__SUPPLIED MATERIAL__
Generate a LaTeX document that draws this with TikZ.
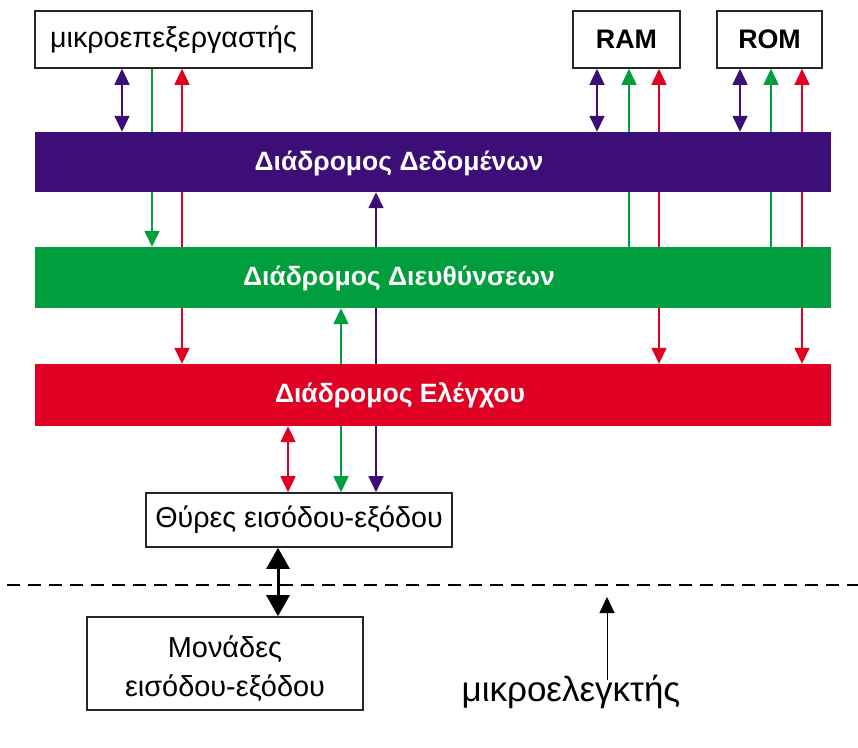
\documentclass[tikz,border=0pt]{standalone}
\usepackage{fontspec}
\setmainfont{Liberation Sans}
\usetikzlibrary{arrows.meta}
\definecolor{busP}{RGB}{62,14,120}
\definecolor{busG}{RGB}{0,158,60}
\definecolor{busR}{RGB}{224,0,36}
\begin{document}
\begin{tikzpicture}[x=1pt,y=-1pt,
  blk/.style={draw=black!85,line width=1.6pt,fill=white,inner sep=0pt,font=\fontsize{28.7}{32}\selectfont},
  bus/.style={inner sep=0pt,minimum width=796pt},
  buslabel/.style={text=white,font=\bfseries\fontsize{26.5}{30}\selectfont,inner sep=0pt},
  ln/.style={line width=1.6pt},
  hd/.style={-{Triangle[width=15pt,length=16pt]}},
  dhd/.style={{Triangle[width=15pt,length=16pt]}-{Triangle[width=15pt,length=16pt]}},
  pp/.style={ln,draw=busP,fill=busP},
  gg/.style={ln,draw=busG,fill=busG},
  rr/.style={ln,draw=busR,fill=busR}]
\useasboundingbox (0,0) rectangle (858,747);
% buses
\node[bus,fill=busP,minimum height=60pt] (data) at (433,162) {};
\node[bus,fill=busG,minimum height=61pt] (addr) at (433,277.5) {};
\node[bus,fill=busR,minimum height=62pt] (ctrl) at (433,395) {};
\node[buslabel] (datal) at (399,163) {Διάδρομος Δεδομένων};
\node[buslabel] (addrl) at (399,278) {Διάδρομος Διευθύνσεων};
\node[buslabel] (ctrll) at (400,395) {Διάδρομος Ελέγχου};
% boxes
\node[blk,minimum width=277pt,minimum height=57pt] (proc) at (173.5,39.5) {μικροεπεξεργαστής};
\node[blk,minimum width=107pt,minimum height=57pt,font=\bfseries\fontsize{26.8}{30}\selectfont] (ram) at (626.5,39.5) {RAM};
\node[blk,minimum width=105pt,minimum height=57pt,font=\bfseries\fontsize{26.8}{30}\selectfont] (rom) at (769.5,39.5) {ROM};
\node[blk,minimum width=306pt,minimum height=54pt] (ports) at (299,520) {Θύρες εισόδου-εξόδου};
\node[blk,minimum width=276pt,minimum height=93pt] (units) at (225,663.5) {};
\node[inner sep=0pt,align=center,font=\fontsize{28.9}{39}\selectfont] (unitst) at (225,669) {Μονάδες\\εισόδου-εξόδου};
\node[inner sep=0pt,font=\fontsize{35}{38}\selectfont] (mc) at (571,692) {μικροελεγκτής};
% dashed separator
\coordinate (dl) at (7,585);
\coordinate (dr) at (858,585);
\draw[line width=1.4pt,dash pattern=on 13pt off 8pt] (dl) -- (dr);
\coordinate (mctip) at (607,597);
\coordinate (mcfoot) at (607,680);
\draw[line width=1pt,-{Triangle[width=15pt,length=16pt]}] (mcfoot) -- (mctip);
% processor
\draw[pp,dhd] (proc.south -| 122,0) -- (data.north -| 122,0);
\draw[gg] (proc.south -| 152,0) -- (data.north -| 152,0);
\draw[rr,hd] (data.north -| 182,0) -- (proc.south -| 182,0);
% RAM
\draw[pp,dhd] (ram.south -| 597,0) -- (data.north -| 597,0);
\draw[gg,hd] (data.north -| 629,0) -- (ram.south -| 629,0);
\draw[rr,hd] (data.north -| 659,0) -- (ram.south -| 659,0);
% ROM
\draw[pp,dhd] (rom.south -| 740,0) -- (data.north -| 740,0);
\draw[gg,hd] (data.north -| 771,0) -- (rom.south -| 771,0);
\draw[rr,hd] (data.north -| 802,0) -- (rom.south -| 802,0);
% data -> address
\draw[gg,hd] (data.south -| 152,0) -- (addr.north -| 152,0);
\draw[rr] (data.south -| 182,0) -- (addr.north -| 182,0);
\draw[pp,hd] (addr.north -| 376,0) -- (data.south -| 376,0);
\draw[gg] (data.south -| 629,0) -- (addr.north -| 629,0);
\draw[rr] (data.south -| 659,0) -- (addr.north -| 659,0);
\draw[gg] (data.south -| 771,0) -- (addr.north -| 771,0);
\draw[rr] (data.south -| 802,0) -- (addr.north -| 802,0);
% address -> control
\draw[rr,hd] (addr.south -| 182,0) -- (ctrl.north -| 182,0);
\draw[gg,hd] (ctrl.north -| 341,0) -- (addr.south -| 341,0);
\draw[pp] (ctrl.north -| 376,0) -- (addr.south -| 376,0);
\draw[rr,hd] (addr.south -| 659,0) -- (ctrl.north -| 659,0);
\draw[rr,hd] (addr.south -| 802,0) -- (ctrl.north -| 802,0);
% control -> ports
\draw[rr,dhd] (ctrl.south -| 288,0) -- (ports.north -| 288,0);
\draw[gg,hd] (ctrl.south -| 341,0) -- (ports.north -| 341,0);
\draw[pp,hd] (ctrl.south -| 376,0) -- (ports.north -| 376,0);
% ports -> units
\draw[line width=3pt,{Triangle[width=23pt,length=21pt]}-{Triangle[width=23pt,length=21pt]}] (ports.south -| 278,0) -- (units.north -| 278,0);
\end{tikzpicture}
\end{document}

__SHORT EXERCISE__
Skip the images and write out the rest of the listing exactly.

__WRITTEN ANSWER__
Generate a LaTeX document that draws this with TikZ.
\documentclass[tikz,border=0pt]{standalone}
\usepackage{fontspec}
\setmainfont{Liberation Sans}
\usetikzlibrary{arrows.meta}
\definecolor{busP}{RGB}{62,14,120}
\definecolor{busG}{RGB}{0,158,60}
\definecolor{busR}{RGB}{224,0,36}
\begin{document}
\begin{tikzpicture}[x=1pt,y=-1pt,
  blk/.style={draw=black!85,line width=1.6pt,fill=white,inner sep=0pt,font=\fontsize{28.7}{32}\selectfont},
  bus/.style={inner sep=0pt,minimum width=796pt},
  buslabel/.style={text=white,font=\bfseries\fontsize{26.5}{30}\selectfont,inner sep=0pt},
  ln/.style={line width=1.6pt},
  hd/.style={-{Triangle[width=15pt,length=16pt]}},
  dhd/.style={{Triangle[width=15pt,length=16pt]}-{Triangle[width=15pt,length=16pt]}},
  pp/.style={ln,draw=busP,fill=busP},
  gg/.style={ln,draw=busG,fill=busG},
  rr/.style={ln,draw=busR,fill=busR}]
\useasboundingbox (0,0) rectangle (858,747);
% buses
\node[bus,fill=busP,minimum height=60pt] (data) at (433,162) {};
\node[bus,fill=busG,minimum height=61pt] (addr) at (433,277.5) {};
\node[bus,fill=busR,minimum height=62pt] (ctrl) at (433,395) {};
\node[buslabel] (datal) at (399,163) {Διάδρομος Δεδομένων};
\node[buslabel] (addrl) at (399,278) {Διάδρομος Διευθύνσεων};
\node[buslabel] (ctrll) at (400,395) {Διάδρομος Ελέγχου};
% boxes
\node[blk,minimum width=277pt,minimum height=57pt] (proc) at (173.5,39.5) {μικροεπεξεργαστής};
\node[blk,minimum width=107pt,minimum height=57pt,font=\bfseries\fontsize{26.8}{30}\selectfont] (ram) at (626.5,39.5) {RAM};
\node[blk,minimum width=105pt,minimum height=57pt,font=\bfseries\fontsize{26.8}{30}\selectfont] (rom) at (769.5,39.5) {ROM};
\node[blk,minimum width=306pt,minimum height=54pt] (ports) at (299,520) {Θύρες εισόδου-εξόδου};
\node[blk,minimum width=276pt,minimum height=93pt] (units) at (225,663.5) {};
\node[inner sep=0pt,align=center,font=\fontsize{28.9}{39}\selectfont] (unitst) at (225,669) {Μονάδες\\εισόδου-εξόδου};
\node[inner sep=0pt,font=\fontsize{35}{38}\selectfont] (mc) at (571,692) {μικροελεγκτής};
% dashed separator
\coordinate (dl) at (7,585);
\coordinate (dr) at (858,585);
\draw[line width=1.4pt,dash pattern=on 13pt off 8pt] (dl) -- (dr);
\coordinate (mctip) at (607,597);
\coordinate (mcfoot) at (607,680);
\draw[line width=1pt,-{Triangle[width=15pt,length=16pt]}] (mcfoot) -- (mctip);
% processor
\draw[pp,dhd] (proc.south -| 122,0) -- (data.north -| 122,0);
\draw[gg] (proc.south -| 152,0) -- (data.north -| 152,0);
\draw[rr,hd] (data.north -| 182,0) -- (proc.south -| 182,0);
% RAM
\draw[pp,dhd] (ram.south -| 597,0) -- (data.north -| 597,0);
\draw[gg,hd] (data.north -| 629,0) -- (ram.south -| 629,0);
\draw[rr,hd] (data.north -| 659,0) -- (ram.south -| 659,0);
% ROM
\draw[pp,dhd] (rom.south -| 740,0) -- (data.north -| 740,0);
\draw[gg,hd] (data.north -| 771,0) -- (rom.south -| 771,0);
\draw[rr,hd] (data.north -| 802,0) -- (rom.south -| 802,0);
% data -> address
\draw[gg,hd] (data.south -| 152,0) -- (addr.north -| 152,0);
\draw[rr] (data.south -| 182,0) -- (addr.north -| 182,0);
\draw[pp,hd] (addr.north -| 376,0) -- (data.south -| 376,0);
\draw[gg] (data.south -| 629,0) -- (addr.north -| 629,0);
\draw[rr] (data.south -| 659,0) -- (addr.north -| 659,0);
\draw[gg] (data.south -| 771,0) -- (addr.north -| 771,0);
\draw[rr] (data.south -| 802,0) -- (addr.north -| 802,0);
% address -> control
\draw[rr,hd] (addr.south -| 182,0) -- (ctrl.north -| 182,0);
\draw[gg,hd] (ctrl.north -| 341,0) -- (addr.south -| 341,0);
\draw[pp] (ctrl.north -| 376,0) -- (addr.south -| 376,0);
\draw[rr,hd] (addr.south -| 659,0) -- (ctrl.north -| 659,0);
\draw[rr,hd] (addr.south -| 802,0) -- (ctrl.north -| 802,0);
% control -> ports
\draw[rr,dhd] (ctrl.south -| 288,0) -- (ports.north -| 288,0);
\draw[gg,hd] (ctrl.south -| 341,0) -- (ports.north -| 341,0);
\draw[pp,hd] (ctrl.south -| 376,0) -- (ports.north -| 376,0);
% ports -> units
\draw[line width=3pt,{Triangle[width=23pt,length=21pt]}-{Triangle[width=23pt,length=21pt]}] (ports.south -| 278,0) -- (units.north -| 278,0);
\end{tikzpicture}
\end{document}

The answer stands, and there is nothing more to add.